In a statement on his website, the former Allendale Township planning commissioner said he supports life “from the womb to the tomb” and claimed science and data explicitly prove that life begins at conception. 

Ralph Rebandt

The Farmington Hills pastor said he would support the existing anti-abortion law on the books, praising it for being among the strictest in the country. 

He criticized Whitmer’s comments on the issue, noting that “she hasn’t met the fury of God on this issue — she’s about to in November though when she’s replaced by someone who represents Him.”

Kevin Rinke

The Bloomfield Township businessman has said he would support the 1931 ban.  

He said he believed the Supreme Court acted properly “by letting the people of Michigan make their own decision.” 

"The Supreme Court acted appropriately by letting the people of Michigan make their own decision. I have always believed this should be a state's rights issue. Even Justice Ruth Bader Ginsberg was openly critical of how the Court handled the decision decades ago. As governor, I will ensure that Michigan is a state that respects the sanctity of life." 

Garrett Soldano 

The Kalamazoo-area chiropractor has said he would support the state’s 1931 ban. In January, he said the unborn need to be protected and society needs to do a better job encouraging women who become pregnant through rape.

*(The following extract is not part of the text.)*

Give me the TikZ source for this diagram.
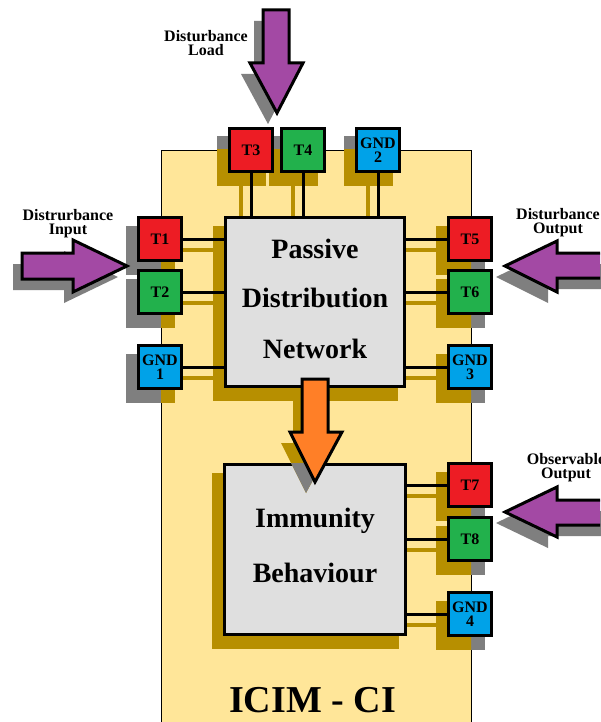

“God put them in the moment. That little baby inside of them may be the next president,” he said during an interview.

In a social media post following the leaked opinion, Soldano wrote, “Life is winning!” 

Attorney general 

Incumbent Dana Nessel, Democrat

Nessel has said she would not enforce the existing ban in Michigan law.

“Americans will lose a fundamental right they’ve had for nearly my entire lifetime,” Nessel, a Democrat, said in a statement, reiterating her pledge to not enforce Michigan’s old abortion ban if it is eventually reinstated. 

“I will not use the resources of the attorney general’s office to enforce an unconstitutional law that will allow the state into our bedrooms and doctor’s appointments, interfering with our fundamental reproductive rights,” Nessel said. 

Matthew DePerno

DePerno said he would enforce the 1931 ban if Roe is overturned. During a recent forum, he called the 1972 ruling that made abortion legal nationwide “complete and total nonsense” 

He opposes exceptions to a ban, which can include an abortion to save the mother’s life or in cases of pregnancies caused by rape or incest.  In May, he questioned whether there were instances in which a mother's life would be in danger from a viable pregnancy.

“Real conservatives… understand that life begins at conception,” he has said.

On Friday, he said he was "thrilled" Roe is overturned.

"It is deeply troubling that Dana Nessel pledged to not enforce the opinion of the Supreme Court even before their announcement this morning," he said in a statement. "We cannot have an attorney general who believes she is better than the Supreme Court and the law."